The only downside is that the dryer cooling cycle now takes longer than before because the intake air is still drawn through the heat exchanger for that phase of the operation.

Although water is not pumped through the radiator when the dryer goes into cool down mode, it takes a while for all the heat to dissipate out of the core. In reality it’s no problem – the burners just need to be shut down 10 minutes earlier than before.

Despite that, throughputs are pretty impressive – drawing out 6% moisture, the 20t Magna will deal with five batches in a 24-hour period.

Andrew and Emma Hodge. © Nick Fone

Andrew and Emma Hodge. © Nick Fone

What about the feedstock?

For the last three seasons the business has bought in timber from a local woodland management company, stacking it up to dry for a year before having it chipped by a specialist contractor.

However, last winter the Hodges had some of the 60ha of woodland at Rulesmains Farm thinned out and now have a 10-year felling and replanting plan in place to provide a long-term supply of feedstock for the two biomass burners.

Each one has a large reception hopper capable of holding 8-9t of woodchip.

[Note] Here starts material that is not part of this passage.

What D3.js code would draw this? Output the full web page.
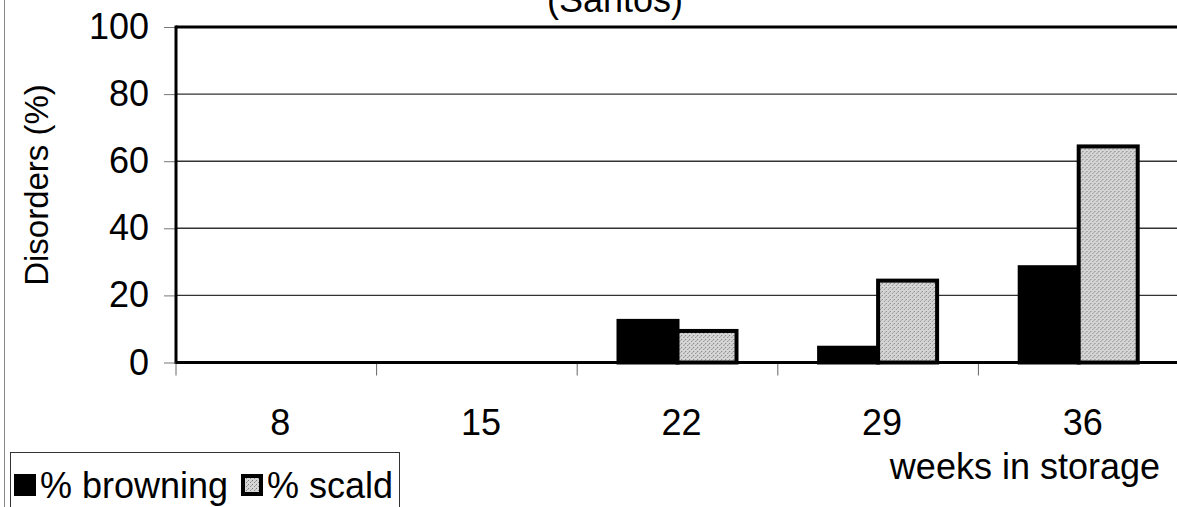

Once dry it’s not dense at all – the load in a 14t grain trailer only weighs around 4t.

With the bigger boiler at the home farm running flat out, one hopper load will generally last three to four weeks.

Self-feeding, the burner chamber is stocked by a sweeper auger in the bottom of the bin that helps to avoid any issues with the material bridging and blocking.

“With our woodland and wind here in the Borders it makes sense to make use of the natural resources we have at our disposal,” says Mr Hodges.

“We had the biomass boiler sitting there doing very little through the summertime, so it made sense to make a relatively small investment to get it working for us drying grain.

“The next step is to look at ways of getting the other burner at our other farm paying its way year-round. Without grain storage on site, we’re thinking of converting a silage trailer with a mesh floor to dry woodchip.”